Abbé Patrick Werth / ldd

Si Dieu le veut !

Si Dieu le veut, j'aurai écrit cette méditation juste avant mes 60 ans et elle sera diffusée juste après. Si Dieu le veut, j'irai cet été avec Emmanuel en Tanzanie...

S'il y a une expression que j'utilise souvent, c'est bien celle-ci : Si Dieu le veut ! Mais parce que déjà quand j'étais diacre, elle faisait sursauter un confrère plus âgé, je sais qu'il est nécessaire d'expliquer ce qu'elle représente pour moi. C'est encore heureux que Dieu et les autres (sinon Dieu n'aurait pas de sens) occupent la place centrale dans la vie d'un prêtre. C'est donc surtout l'importance que je lui accorde que contient cette expression.
Dieu est pour moi le Tout-Proche et le Tout-Autre, le Compagnon de route et Celui qui interroge (mes intentions et mes actes), il est l'Exigeant et le Miséricordieux, il est le Connu et l'Inconnu, il est la Vie jusque dans la mort et au-delà. Cela ne dit toutefois pas assez comment je perçois la liberté de Dieu par rapport à moi/nous. J'ai toujours défendu la conception théologique selon laquelle Dieu donnait la liberté et l'accompagnait. Cela signifie qu'il la donne aussi à la nature à laquelle j'appartiens. Et j'ai compris que la nature m'utilise jusqu'au jour où, selon des critères qui nous échappent, elle désire se débarrasser de moi pour que je laisse la place à d'autres. Que les êtres vivants se défendent s'appelle l'instinct de survie. Le même qui nous permet de surmonter des évènements difficiles ou même parfois extrêmement durs.
" Si Dieu le veut ! " résume donc ma méditation sur mon état de créature tout à la fois libre et dépendante.

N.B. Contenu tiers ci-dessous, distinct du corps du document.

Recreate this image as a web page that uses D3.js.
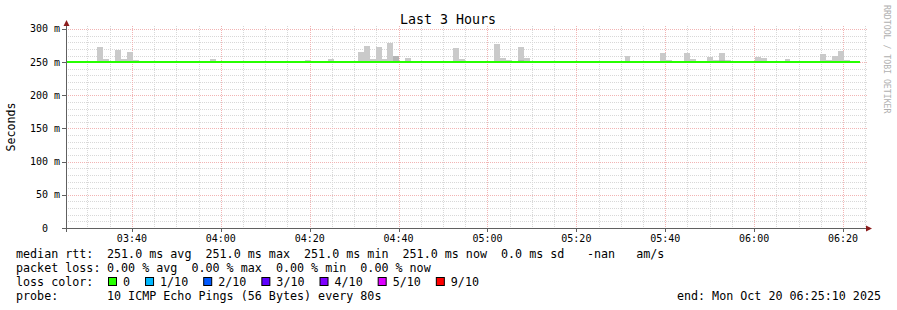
<!DOCTYPE html>
<html>
<head>
<meta charset="utf-8">
<script src="https://cdn.jsdelivr.net/npm/d3@7"></script>
<style>
  body { margin: 0; background: #fff; }
  text { font-family: "DejaVu Sans Mono", monospace; white-space: pre; }
</style>
</head>
<body>
<div class="chart"></div>
<script>
// graph window
const startTime = "03:25:10", endTime = "06:25:10";
const medianEnd = "06:23:50";
const medianRtt = 251;   // ms
const yTicks = [0, 50, 100, 150, 200, 250, 300];

// smoke: start of each 80s step and the highest ping in it (ms)
const smokeTimes = ["03:32:10", "03:33:30", "03:36:10", "03:37:30", "03:38:50", "03:40:10",
    "03:57:30", "04:18:50", "04:24:10", "04:30:50", "04:32:10", "04:33:30", "04:34:50",
    "04:36:10", "04:37:30", "04:38:50", "04:41:30", "04:52:10", "04:53:30", "05:01:30",
    "05:02:50", "05:04:10", "05:06:50", "05:08:10", "05:30:50", "05:38:50", "05:40:10",
    "05:44:10", "05:45:30", "05:49:30", "05:50:50", "05:52:10", "05:53:30", "06:00:10",
    "06:01:30", "06:06:50", "06:14:50", "06:16:10", "06:17:30", "06:18:50", "06:20:10"];
const smokeMax = [273, 255, 268, 255, 265, 253,
    255, 253, 255, 265, 274, 255, 273,
    255, 279, 260, 256, 271, 255, 277,
    256, 253, 273, 256, 259, 264, 253,
    264, 255, 258, 253, 264, 253, 258,
    256, 255, 262, 253, 259, 267, 253];
// darker inner band of the smoke
const coreTimes = ["04:38:50", "05:06:50", "05:52:10"];
const coreMax = [259, 253, 253];
const smokeMin = 250;

// legend
const lossLabels = ["0", "1/10", "2/10", "3/10", "4/10", "5/10", "9/10"];
const lossColors = ["#26ff00", "#00b8ff", "#0059ff", "#5e00ff", "#7e00ff", "#dd00ff", "#ff0000"];

const W = 897, H = 310;
const step = 80; // seconds

const parse = s => {
    const p = s.split(":").map(Number);
    return new Date(2025, 9, 20, p[0], p[1], p[2]);
};

const svg = d3.select("div.chart").append("svg")
    .attr("width", W).attr("height", H);

const x = d3.scaleTime()
    .domain([parse(startTime), parse(endTime)])
    .range([66, 866]);
const y = d3.scaleLinear()
    .domain([0, 301.5])
    .range([228, 28]);

// minor grid
const minorY = d3.range(0, 301, 10).filter(v => v % 50 != 0);
svg.append("g").selectAll("line").data(minorY).enter().append("line")
    .attr("x1", 66).attr("x2", 868)
    .attr("y1", d => Math.round(y(d)) + 0.5).attr("y2", d => Math.round(y(d)) + 0.5)
    .attr("stroke", "#d8d8d8").attr("stroke-dasharray", "1,1");
const minorX = x.ticks(d3.timeMinute.every(5)).filter(d => d.getMinutes() % 20 != 0);
svg.append("g").selectAll("line").data(minorX).enter().append("line")
    .attr("x1", d => Math.round(x(d)) + 0.5).attr("x2", d => Math.round(x(d)) + 0.5)
    .attr("y1", 26).attr("y2", 228)
    .attr("stroke", "#d8d8d8").attr("stroke-dasharray", "1,1");

// major grid
const majorX = x.ticks(d3.timeMinute.every(20));
svg.append("g").selectAll("line").data(yTicks.slice(1)).enter().append("line")
    .attr("x1", 66).attr("x2", 868)
    .attr("y1", d => Math.round(y(d)) + 0.5).attr("y2", d => Math.round(y(d)) + 0.5)
    .attr("stroke", "#f2b4b4").attr("stroke-dasharray", "1,1");
svg.append("g").selectAll("line").data(majorX).enter().append("line")
    .attr("x1", d => Math.round(x(d)) + 0.5).attr("x2", d => Math.round(x(d)) + 0.5)
    .attr("y1", 26).attr("y2", 228)
    .attr("stroke", "#f2b4b4").attr("stroke-dasharray", "1,1");

// smoke
const stepW = d => x(new Date(d.getTime() + step * 1000)) - x(d);
svg.append("g").selectAll("rect").data(smokeTimes.map((t, i) => [parse(t), smokeMax[i]]))
    .enter().append("rect")
    .attr("x", d => x(d[0])).attr("width", d => stepW(d[0]))
    .attr("y", d => y(d[1])).attr("height", d => y(smokeMin) - y(d[1]))
    .attr("fill", "#cacaca").attr("shape-rendering", "crispEdges");
svg.append("g").selectAll("rect").data(coreTimes.map((t, i) => [parse(t), coreMax[i]]))
    .enter().append("rect")
    .attr("x", d => x(d[0])).attr("width", d => stepW(d[0]))
    .attr("y", d => y(d[1])).attr("height", d => y(smokeMin) - y(d[1]))
    .attr("fill", "#b4b4b4").attr("shape-rendering", "crispEdges");

// median line
svg.append("line")
    .attr("x1", x(parse(startTime))).attr("x2", x(parse(medianEnd)))
    .attr("y1", Math.round(y(medianRtt)) + 1).attr("y2", Math.round(y(medianRtt)) + 1)
    .attr("stroke", lossColors[0]).attr("stroke-width", 2)
    .attr("shape-rendering", "crispEdges");

// axes
const axisCol = "#606060", arrowCol = "#8b1c1c";
svg.append("line").attr("x1", 62).attr("x2", 868).attr("y1", 228.5).attr("y2", 228.5)
    .attr("stroke", axisCol);
svg.append("line").attr("x1", 66.5).attr("x2", 66.5).attr("y1", 232).attr("y2", 24)
    .attr("stroke", axisCol);
svg.append("path").attr("d", "M866,225.5 L872,228.5 L866,231.5 Z").attr("fill", arrowCol);
svg.append("path").attr("d", "M63.5,26 L66.5,20 L69.5,26 Z").attr("fill", arrowCol);

// ticks on axes
svg.append("g").selectAll("line").data(yTicks).enter().append("line")
    .attr("x1", 62).attr("x2", 66)
    .attr("y1", d => Math.round(y(d)) + 0.5).attr("y2", d => Math.round(y(d)) + 0.5)
    .attr("stroke", axisCol);
svg.append("g").selectAll("line").data(majorX).enter().append("line")
    .attr("x1", d => Math.round(x(d)) + 0.5).attr("x2", d => Math.round(x(d)) + 0.5)
    .attr("y1", 228).attr("y2", 232)
    .attr("stroke", axisCol);

// tick labels
svg.append("g").selectAll("text").data(yTicks).enter().append("text")
    .attr("x", d => d == 0 ? 48 : 60).attr("y", d => y(d) + 3.5)
    .attr("text-anchor", "end").attr("font-size", "10px")
    .text(d => d == 0 ? "0" : d + " m");
svg.append("g").selectAll("text").data(majorX).enter().append("text")
    .attr("x", d => x(d)).attr("y", 241.5)
    .attr("text-anchor", "middle").attr("font-size", "10px")
    .text(d3.timeFormat("%H:%M"));

// titles
svg.append("text").attr("x", 448).attr("y", 24).attr("text-anchor", "middle")
    .attr("font-size", "13.3px").text("Last 3 Hours");
svg.append("text").attr("transform", "translate(15,127) rotate(-90)")
    .attr("text-anchor", "middle").attr("font-size", "11.6px").text("Seconds");
svg.append("text").attr("transform", "translate(884,5) rotate(90)")
    .attr("font-size", "8.2px").attr("fill", "#b0b0b0").text("RRDTOOL / TOBI OETIKER");

// legend
const leg = svg.append("g").attr("font-size", "11.7px");
leg.append("text").attr("x", 16).attr("y", 258).text("median rtt:");
leg.append("text").attr("x", 107).attr("y", 258)
    .text("251.0 ms avg  251.0 ms max  251.0 ms min  251.0 ms now  0.0 ms sd");
leg.append("text").attr("x", 587).attr("y", 258).text("-nan   am/s");
leg.append("text").attr("x", 16).attr("y", 272).text("packet loss:");
leg.append("text").attr("x", 107).attr("y", 272)
    .text("0.00 % avg  0.00 % max  0.00 % min  0.00 % now");
leg.append("text").attr("x", 16).attr("y", 286).text("loss color:");
let lx = 108;
lossLabels.forEach((lab, i) => {
    leg.append("rect").attr("x", lx + 0.5).attr("y", 277.5).attr("width", 8).attr("height", 8)
        .attr("fill", lossColors[i]).attr("stroke", "#000");
    const t = leg.append("text").attr("x", lx + 15).attr("y", 286).text(lab);
    lx = lx + 15 + t.node().getComputedTextLength() + 15;
});
leg.append("text").attr("x", 16).attr("y", 300).text("probe:");
leg.append("text").attr("x", 107).attr("y", 300).text("10 ICMP Echo Pings (56 Bytes) every 80s");
leg.append("text").attr("x", 881).attr("y", 300).attr("text-anchor", "end")
    .text("end: Mon Oct 20 06:25:10 2025");
</script>
</body>
</html>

Ceci étant écrit, j'aimerais poursuivre la méditation sur un autre sujet : celui de la fascination. Tant qu'à savoir que je suis mortel, autant profiter de ce qui m'est donné. C'est la raison pour laquelle je marche souvent en souriant. Sourire à toute la beauté intérieure et extérieure que je rencontre chaque fois que j'y prête garde. Mais le sourire cache quelque chose de beaucoup plus profond. C'est ma fascination pour la vie. Car la vie ne s'arrête jamais. Je pense en premier lieu à la nature en général. Car quoi qu'il arrive, la nature va continuer. Avec ou sans l'homme. Je pense ensuite aux migrants de toujours et de partout qui décident de partir et de recommencer leur vie ailleurs. Aux couples qui prennent (et souvent reprennent) le risque de se lier. Aux parents qui écoutent leur pulsion de vie, qui donnent souvent tout en devant accepter que ce n'est pas toujours ni accepté ni reconnu. A ceux et celles qui osent créer une entreprise ou une œuvre. Aux hommes et aux femmes qui aident, parfois dans des conditions invraisemblables.

Cependant, je ne serais pas devenu prêtre si je ne faisais qu'admirer la réussite. Surtout quand je suis seul (et vu mon statut, cela m'arrive souvent), mon cœur me fait mal quand je pense aux hommes et aux femmes que la vie a brisés, à ceux et celles qui n'arrivent pas à se relever. Et il m'arrive de devenir intérieurement comme fou quand je pense à ce qu'on fait subir à certains. Là aussi, je dois me ressouvenir de ma condition humaine. Dieu me pousse sans cesse à aller vers plus de bien, mais je dois aussi accepter mes limites quantitatives et qualitatives. Et ce soir, au seuil de mes 60 ans, je lui rends infiniment grâce de ce qu'il m'a donné et lui demande de m'aider à rester le meilleur gérant possible de ce qu'il me confie.

Bonne entrée en Carême ! Car après le désert, c'est la célébration de Pâques, de la Résurrection, de la Vie.